Sheinbaum sabe a cabalidad que la pacificación nacional no puede postergarse. Sabe que es necesario continuar las iniciativas más serviciales para el país de su predecesor, sobre todo las económicas, las de infraestructura y las sociales. Pero también sabe que en las áreas del conocimiento y la seguridad las cosas deben ser diferentes. Y cual buena sensibilidad política que tiene, preserva fidelidades y principios con los que ha de llegar a la jefatura del Estado nacional, y matiza diferencias con discreción retórica y habilidad en sus primeros movimientos y designaciones. Y es cuando anuncia fórmulas que en su periodo de Gobernadora capitalina le funcionaron, como en el caso del combate a la delincuencia, y cambios que en el mismo caso, pero en el nivel federal, hacen falta, como el de la eficiencia integral contra la impunidad en todos los Poderes, instituciones y autoridades responsables; coordinación, le llama, que sería lo mismo que capacidad de mando y unidad en todos los órdenes republicanos contra el hampa y las debilidades que la fortalecen.
Y aquí lo que habría que saber es cuánto la reforma judicial en los términos deterministas y determinados por Andrés Manuel pueden servirle.

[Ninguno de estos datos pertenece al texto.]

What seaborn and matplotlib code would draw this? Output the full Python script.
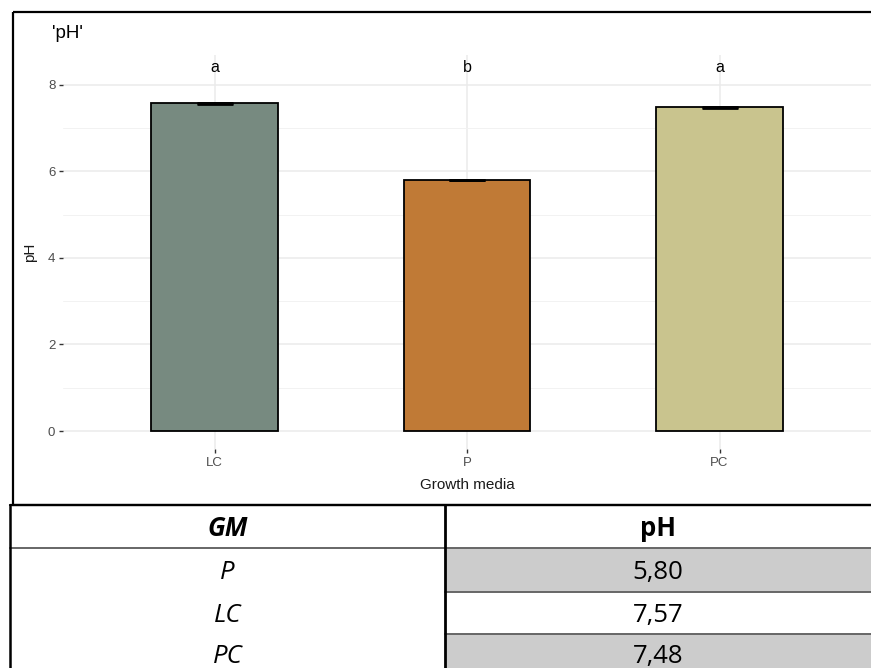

Porque esa reforma era necesaria, pero acaso no en los extremos electorales de su radicalismo. Un radicalismo que se profundizó con los provocadores y ofensivos y cotidianos desafíos de los Ministros dominantes de la Corte contra las denuncias presidenciales relativas, sobre todo, a los excesivos privilegios cupulares que requerían modificar esos Ministros para dejar de ser la élite de millonarios soberanos que han sido en un país de mayorías pobres y donde no sólo no podrían representar la justicia sino, por el contrario, la más extrema desigualdad. Y en el complemento de las rudas y sonoras réplicas a las iniciativas presidenciales de reforma y austeridad republicana se multiplicaron los fallos judiciales en favor de importantes delincuentes imputados y del mayor interés del Gobierno federal para castigar. Averiguaciones mal integradas, ha sido el argumento más socorrido por los letrados. Y entonces, no: nada de recortes en los ingresos ministeriales más altos para igualarlos con los presidenciales; nada de eliminación alguna de los onerosos fideicomisos judiciales; nada de supresión de órganos autónomos y su costosa duplicidad de funciones; nada de creación de una alternativa independiente del Consejo de la Judicatura y como Tribunal Constitucional sancionador de las jerarquías actuales de la Suprema Corte. Nada… Y entonces el revire presidencial, en cuya victoria no creyeron los Ministros porque no se imaginaron unas elecciones generales ganadas de manera absoluta por la popularidad del Presidente y que le dieran la mayoría parlamentaria calificada que él prometió para imponer una reforma judicial que establecía la condición del sufragio directo para ser Juez o Magistrado o Ministro del Poder Judicial.
Y ahora a lidiar con eso. Aunque los jueces para lo que menos deben de estar es para hacer política; y mientras más lejos de ella y de sus espectáculos proselitistas y demagogos y de sus reflectores, mejor disposición y mayor discreción e imparcialidad para la justicia. Porque, en efecto, los actores políticos están hechos para el exhibicionismo y la propaganda, es su naturaleza militante, partidizada y, por lo regular, facciosa y sectaria. La de los jueces debe ser todo lo contrario al protagonismo y al espectáculo mediático. Lo suyo tiene que ser la reserva y la neutralidad, a lo que ha faltado un amplio colectivo de beneficiarios de las prebendas y los lujos que con entera soberanía se reparten y se comparten en el Poder Judicial. La exigencia del proselitismo y la popularidad, propia de los actores políticos, desnaturaliza el espíritu de los impartidores de justicia. Andrés Manuel les advirtió a los jefes de la Corte que de no cambiar su estatus de superioridad entre los Poderes republicanos y mantenían su inmovilidad frente a los visibles casos de corrupción de sentencias favorables a los criminales, pagarían su grosero supremacismo autonomista en las urnas. Se los advirtió. Lo cumplió.
Es cierto que la discusión sobre la reforma judicial ha puesto en el aparador de la opinión pública, como nunca, buena parte de los secretos del vasto reino judicial, y que esa pedagogía era necesaria en una democracia tan coja, tan incivil y tan ayuna de cultura jurídica como la mexicana. ¿Pero por qué no sólo crear órganos alternos y superiores e independientes de control constitucional, como una última instancia fuera del alcance de la actual estructura de poder de Ministros, Magistrados y Jueces? Porque ahora habrá que ver si el combate a la inseguridad en el plan que se advierte de la próxima Presidenta de la República no tropieza con la misma piedra de jueces más legítimos electoralmente pero más frívolos y perversos e incompetentes que los que hoy forman parte del Frankenstein (policial, ministerial, jurisdiccional) de la impunidad, del que, además, habría que cambiar la actual titularidad nociva de la Fiscalía General de la República, esa soberbia piedra en el zapato de la legalidad que tanto favorece a los peores enemigos del derecho y la paz social.